Было мне лет двенадцать, но уже тогда я размышляла над прошлой жизнью старинных вещей, оказавшихся в моих руках, и их хозяек. Удивляясь прочности корсетов, я прочла с обратной стороны вышитое название фирмы и год – тысяча восемьсот какой-то. Возможно, так обозначалось время основания фирмы, но я восприняла это как год рождения корсета, а был он так хорош, будто только сейчас куплен.
Любовь к старине проявляется у меня и любовью к мемориальным музеям, даже если вещей ушедшего в иной мир хозяина сохранилось там немного. Их заменяют вещи того времени – и пахнут они его эпохой. И стены я люблю особенной любовью: они знают и помнят так много о своих обитателях… но, увы, молчат.
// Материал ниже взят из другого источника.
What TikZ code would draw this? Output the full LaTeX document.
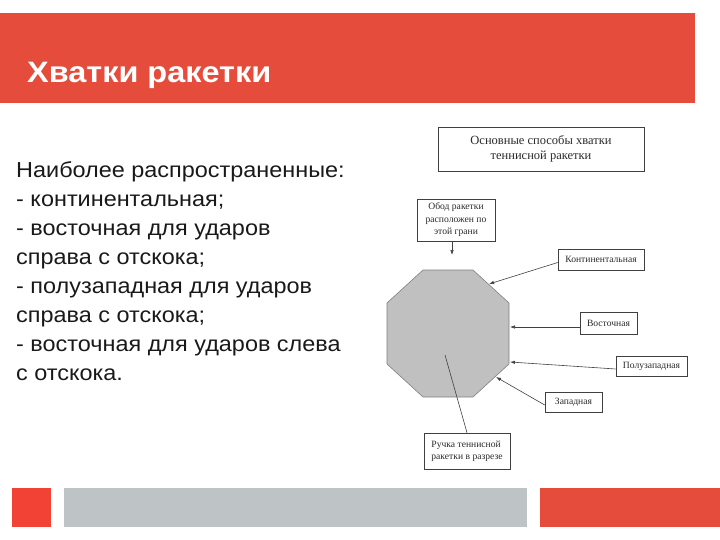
\documentclass[tikz,border=0pt]{standalone}
\usepackage{fontspec}
\setmainfont{Liberation Sans}
\newfontfamily\listfont{Liberation Sans}[FakeStretch=1.08]
\newfontfamily\titlefont{Liberation Sans}[FakeStretch=1.1]
\newfontfamily\diagfont{Liberation Serif}
\usetikzlibrary{arrows.meta}
\definecolor{barred}{HTML}{E64C3C}
\definecolor{sqred}{HTML}{F24236}
\definecolor{bargray}{HTML}{BEC3C6}
\definecolor{octfill}{HTML}{C0C0C0}
\definecolor{octline}{HTML}{7F7F7F}
\definecolor{dtext}{HTML}{2A2A2A}
\tikzset{
  dbox/.style={draw=black!75, line width=0.6pt, fill=white, inner sep=1pt,
    font=\diagfont\fontsize{9.6}{12.5}\selectfont, text=dtext},
  conn/.style={draw=black!75, line width=0.6pt},
  arr/.style={conn, -{Latex[length=5pt,width=3.5pt]}},
}
\begin{document}
\begin{tikzpicture}[x=1pt,y=-1pt]
\useasboundingbox (0,0) rectangle (720,540);
% header bar
\fill[barred] (0,13) rectangle (695,103);
\node[anchor=base west, inner sep=0, text=white, font=\titlefont\bfseries\fontsize{29.5}{35}\selectfont] (title) at (27,83) {Хватки ракетки};
% footer bars
\fill[sqred] (12,488) rectangle (51,527);
\fill[bargray] (64,488) rectangle (527,527);
\fill[barred] (540,488) rectangle (720,527);
% left text
\node[anchor=north west, inner sep=0, align=left, font=\listfont\fontsize{21.7}{29}\selectfont, text=black!90] (list) at (16,161)
{Наиболее распространенные:\\
- континентальная;\\
- восточная для ударов\\
справа с отскока;\\
- полузападная для ударов\\
справа с отскока;\\
- восточная для ударов слева\\
с отскока.};
% diagram
\node[dbox, minimum width=206pt, minimum height=44pt, align=center, font=\diagfont\fontsize{12.5}{15}\selectfont] (head) at (541,149)
{Основные способы хватки\\ теннисной ракетки};
\draw[fill=octfill, draw=octline, line width=0.6pt] (423,270) -- (473,270) -- (509,303) -- (509,364) -- (473,397) -- (423,397) -- (387,364) -- (387,303) -- cycle;
\coordinate (oa) at (452,255);
\coordinate (kc) at (489,284);
\coordinate (vc) at (510,327);
\coordinate (pc) at (510,362);
\coordinate (zc) at (496,377);
\coordinate (rc) at (445,355);
\node[dbox, minimum width=78pt, minimum height=42pt, align=center] (obod) at (456,220)
{Обод ракетки\\ расположен по\\ этой грани};
\node[dbox, minimum width=86pt, minimum height=21pt] (kont) at (601,259.5) {Континентальная};
\node[dbox, minimum width=57pt, minimum height=22pt] (vost) at (608.5,323) {Восточная};
\node[dbox, minimum width=71pt, minimum height=20pt] (polu) at (651.5,366) {Полузападная};
\node[dbox, minimum width=57pt, minimum height=20pt] (zap) at (573.5,402) {Западная};
\node[dbox, minimum width=86pt, minimum height=36pt, align=left] (ruch) at (467,451)
{Ручка теннисной\\ ракетки в разрезе};
\draw[arr] (obod.south -| oa) -- (oa);
\draw[arr] ([yshift=-3pt]kont.west) -- (kc);
\draw[arr] ([yshift=-4pt]vost.west) -- (vc);
\draw[arr] ([yshift=-3pt]polu.west) -- (pc);
\draw[arr] ([yshift=-3pt]zap.west) -- (zc);
\draw[conn] (ruch.north) -- (rc);
\end{tikzpicture}
\end{document}
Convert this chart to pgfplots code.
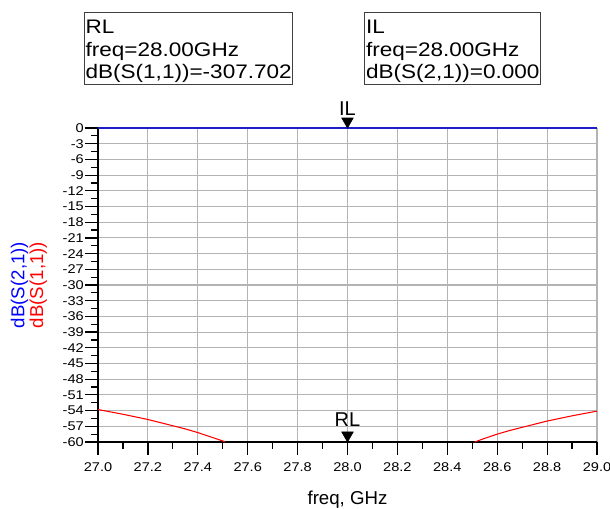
\documentclass[border=0pt]{standalone}
\usepackage{pgfplots}
\pgfplotsset{compat=1.18}
\usepackage{fontspec}
\setmainfont{Liberation Sans}
\newfontfamily\wide{Liberation Sans}[FakeStretch=1.15]
\definecolor{s21}{RGB}{30,30,200}
\definecolor{s11}{RGB}{255,0,0}
\definecolor{gridc}{RGB}{180,180,180}

\begin{document}
\begin{tikzpicture}
\begin{axis}[
  at={(0,0)}, anchor=south west,
  scale only axis,
  width=374.25pt, height=235.5pt,
  xmin=27, xmax=29, ymin=-60, ymax=0,
  xtick={27,27.2,27.4,27.6,27.8,28,28.2,28.4,28.6,28.8,29},
  ytick={-60,-57,-54,-51,-48,-45,-42,-39,-36,-33,-30,-27,-24,-21,-18,-15,-12,-9,-6,-3,0},
  minor x tick num=1, minor y tick num=1,
  axis x line*=bottom, axis y line*=left,
  axis line style={-, black, line width=1pt},
  tick align=outside,
  major tick length=9.5pt, minor tick length=5pt,
  tick style={black, line width=0.9pt},
  grid=major,
  major grid style={draw=gridc, line width=0.8pt},
  /pgf/number format/assume math mode=true,
  tick label style={font=\wide\fontsize{9.5}{11}\selectfont},
  xticklabel style={/pgf/number format/.cd, fixed, fixed zerofill, precision=1, /tikz/.cd, inner sep=1pt, yshift=-5pt},
  yticklabel style={inner sep=1pt},
  xlabel={freq, GHz},
  xlabel style={at={(axis description cs:0.5,-0.2006)}, anchor=base, font=\fontsize{14}{16}\selectfont},
  ylabel={\textcolor{blue}{dB(S(2,1))}\\\textcolor{red}{dB(S(1,1))}},
  ylabel style={at={(axis description cs:-0.1383,0.5)}, anchor=center, align=center, font=\fontsize{14}{11.6}\selectfont},
  clip=false,
]

% dB(S(2,1))
\addplot[s21, line width=1.7pt] coordinates {(27,0) (29,0)};

% dB(S(1,1)), visible parts above -60
\addplot[s11, line width=0.8pt] coordinates {
  (27.00,-53.8) (27.05,-54.25) (27.10,-54.7) (27.15,-55.2) (27.20,-55.7)
  (27.25,-56.3) (27.30,-56.9) (27.35,-57.5) (27.40,-58.2) (27.45,-59.0)
  (27.50,-59.8) (27.51,-60.0)
};
\addplot[s11, line width=0.8pt] coordinates {
  (28.51,-60.0) (28.55,-59.3) (28.60,-58.5) (28.65,-57.8) (28.70,-57.2)
  (28.75,-56.6) (28.80,-56.0) (28.85,-55.5) (28.90,-55.0) (28.95,-54.55)
  (29.00,-54.1)
};

% markers
\addplot[only marks, mark=triangle*, mark size=5pt,
  mark options={fill=black, draw=black, yshift=5pt, rotate=180}]
  coordinates {(28,0) (28,-60)};

\node[anchor=base, font=\fontsize{15}{17}\selectfont] at (axis cs:28,0) [yshift=9.75pt] {IL};
\node[anchor=base, font=\fontsize{15}{17}\selectfont] at (axis cs:28,-60) [yshift=11.5pt] {RL};
\end{axis}

% marker readouts
\node[draw=black!75, line width=0.8pt, anchor=north west, inner xsep=0.8pt, inner ysep=0pt,
  align=left, font=\wide\fontsize{14.7}{16.9}\selectfont]
  at (-10.5pt,322.7pt)
  {\rule{0pt}{16.2pt}RL\\freq=28.00GHz\\dB(S(1,1))=-307.702\rule[-4.5pt]{0pt}{4.5pt}};
\node[draw=black!75, line width=0.8pt, anchor=north west, inner xsep=0.8pt, inner ysep=0pt,
  align=left, font=\wide\fontsize{14.7}{16.9}\selectfont]
  at (199.8pt,322.7pt)
  {\rule{0pt}{16.2pt}IL\\freq=28.00GHz\\dB(S(2,1))=0.000\rule[-4.5pt]{0pt}{4.5pt}};

\pgfresetboundingbox
\useasboundingbox (-73.5pt,-50.25pt) rectangle (384pt,331.5pt);
\end{tikzpicture}
\end{document}
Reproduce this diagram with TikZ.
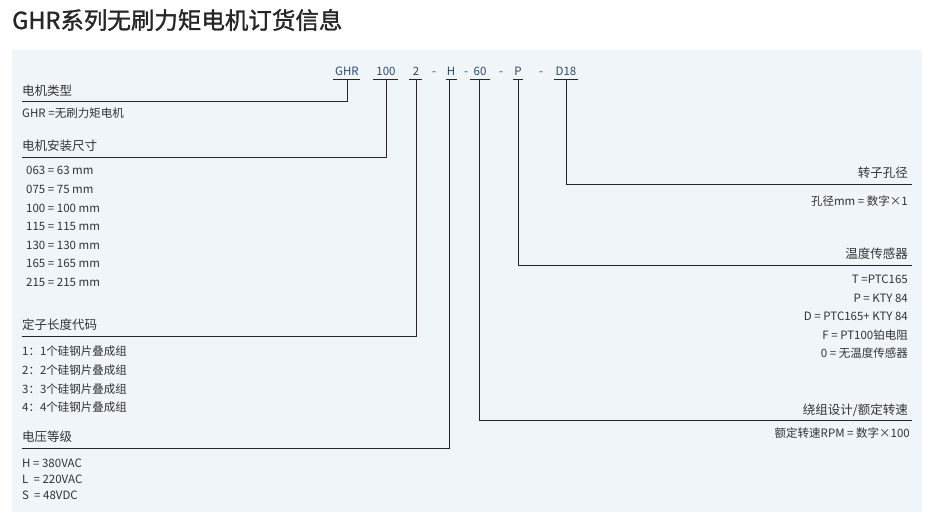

Их много раз перекрашивали, переклеивали, им возвращали первозданный вид, и, когда все манипуляции заканчивались, они все равно не раскрывали нам всего, что помнят. Они оставляют нам возможность самим фантазировать об их прошлой жизни.
Пока была жива Анастасия Федоровна, заведовавшая реквизитом еще при Таирове, ее цех был заполнен подлинными прекрасными вещами. Она знала каждую мелочь, помнила, откуда и при каких обстоятельствах эта вещь появилась. Выпросить на репетицию что-либо из реквизита у нее было невозможно, она предлагала взамен что-то менее ценное, «чтобы не испортили». Подлинные вещи попадали к нам в руки только на премьере – с предупреждениями, что, если поцарапаем или испачкаем, земля разверзнется под нами… Далее следовал рассказ, каким образом вещь приобреталась, чего стоила, кто из великих держал ее в руках и как тяжело Анастасии Федоровне доверять ее нам, молодым неумехам, не ценящим ничего и ни в чем не разбирающимся. И не было ни единой вещи, которая бы не была дорога Анастасии Федоровне и которой мы, молодые, были бы достойны.